The statement read in part, “The people and government of Nigeria stand in solidarity with the rest of the world to condemn these unprovoked attacks on fellow Africans who have left their countries to seek greener pastures and better livelihood for themselves.
“The government of Nigeria would like to use this medium to reiterate its abhorrence of violence and therefore calls on the government of South Africa to live up to its responsibilities and take all necessary steps to stop the ongoing xenophobic attacks.
“It is gratifying to note, however, that the South African President(Jacob Zuma), has condemned the attack. In addition, the city of Durban has also organised rallies against xenophobia.”
Also in Abuja, the House of Representatives asked the government to recall Nigeria’s Ambassador to South Africa for “consultations” over the widespread attacks and killing of non-South African blacks.
A motion debated by the members of the House in Abuja, highlighted the plight of African migrants in South Africa, whom they said were being “slaughtered like animals” by black South Africans.
The motion stressed that Nigerians were among the victims.
The House specifically requested South African President, Jacob Zuma, to immediately investigate the attacks and punish those responsible.

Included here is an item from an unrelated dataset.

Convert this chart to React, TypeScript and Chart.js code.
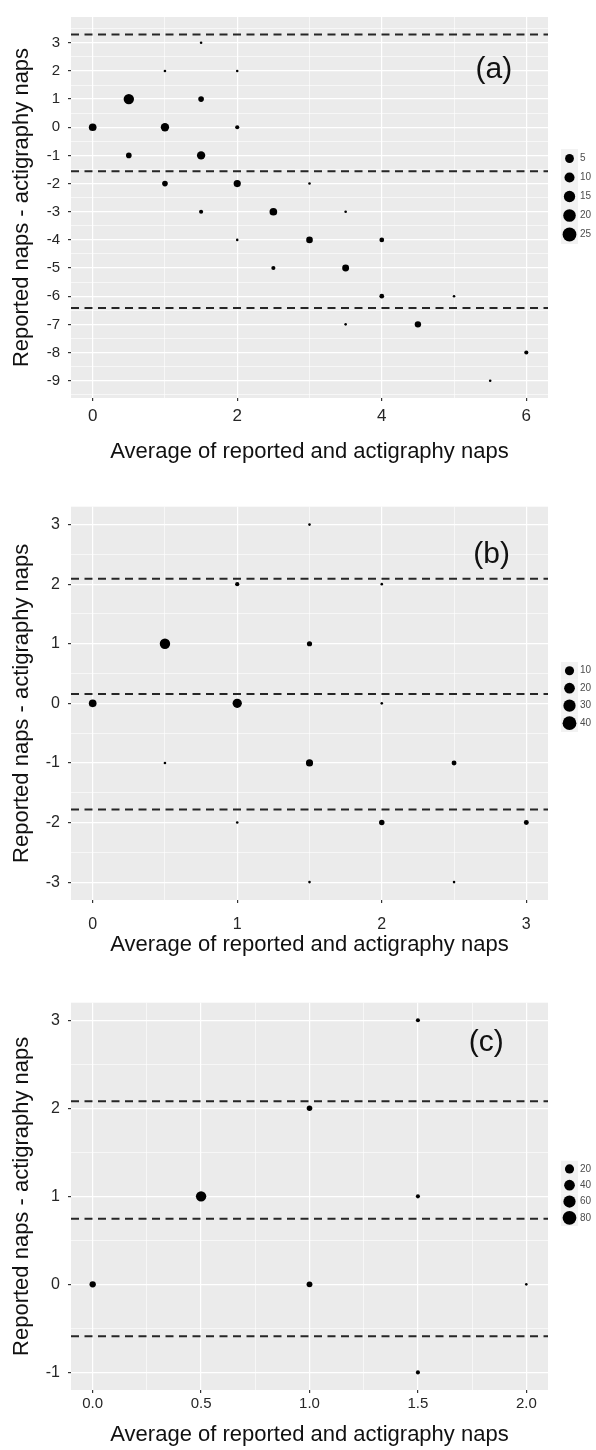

The motion was sponsored by the Chairman, House Committee on Diaspora Affairs, Abike Dabiri-Erewa.
“Nigeria frowns on the spate of killings of Nigerians in South Africa and requests President Zuma to investigate the cases and bring the perpetrators to justice,” the motion stated.
Dabiri-Erewa noted that though Nigerians had suffered xenophobic attacks in the past in South Africa, the latest cases were ignited by comments credited to the Zulu King, Goodwill Zwelithini, who had reportedly asked migrant Africans to return to their countries of origin.
The motion read further, “The House notes sadly that the recent attacks which have left many dead, businesses and shops vandalised, many beaten up mercilessly, were incited by a statement allegedly made by South African Zulu King, Goodwill Zwelithini, who told African migrants to go home as they are no longer welcomed in South Africa.
“Son of President Zuma, Edward, allegedly echoed the same statement. This ignited a strong debate, and worse still, immediate backlash of violent reactions among the Zulus in Kwazulu, who unleashed terror on foreign immigrants, including Nigerians in Jo-bourg, Durban and Pretoria.
“They steal, break into their homes, business, take their property, killing them.
“At least, five have been killed in Durban, hundreds stranded and unable to return home.”
Many members, who contributed to the debate, expressed sadness over the turn of events in South Africa.
They recalled with pain, the sacrifices Nigeria made to free South Africa from the clutches of apartheid.
“What is happening in South Africa is a demonstration of the shortness of their memory,” a member from Enugu State, Tobi Okechukwu, said.
Another lawmaker, Abubakar Momoh, advised South Africans to turn their anger against those who oppressed them in the apartheid era and not fellow Africans, who gave so much to secure their freedom.
The motion was passed in a unanimous voice vote at Thursday’s session, which was presided over by the Speaker, Aminu Tambuwal.
A Nigerian, based in South Africa, on Thursday told The PUNCH that the South African Government was secretly promoting the attacks on black Africans in their country.
“It’s horrendous. The government is secretly gingering them. The government wants all illegal immigrants to be driven away but it went out of proportion. But our people are prepared. We are not running away.”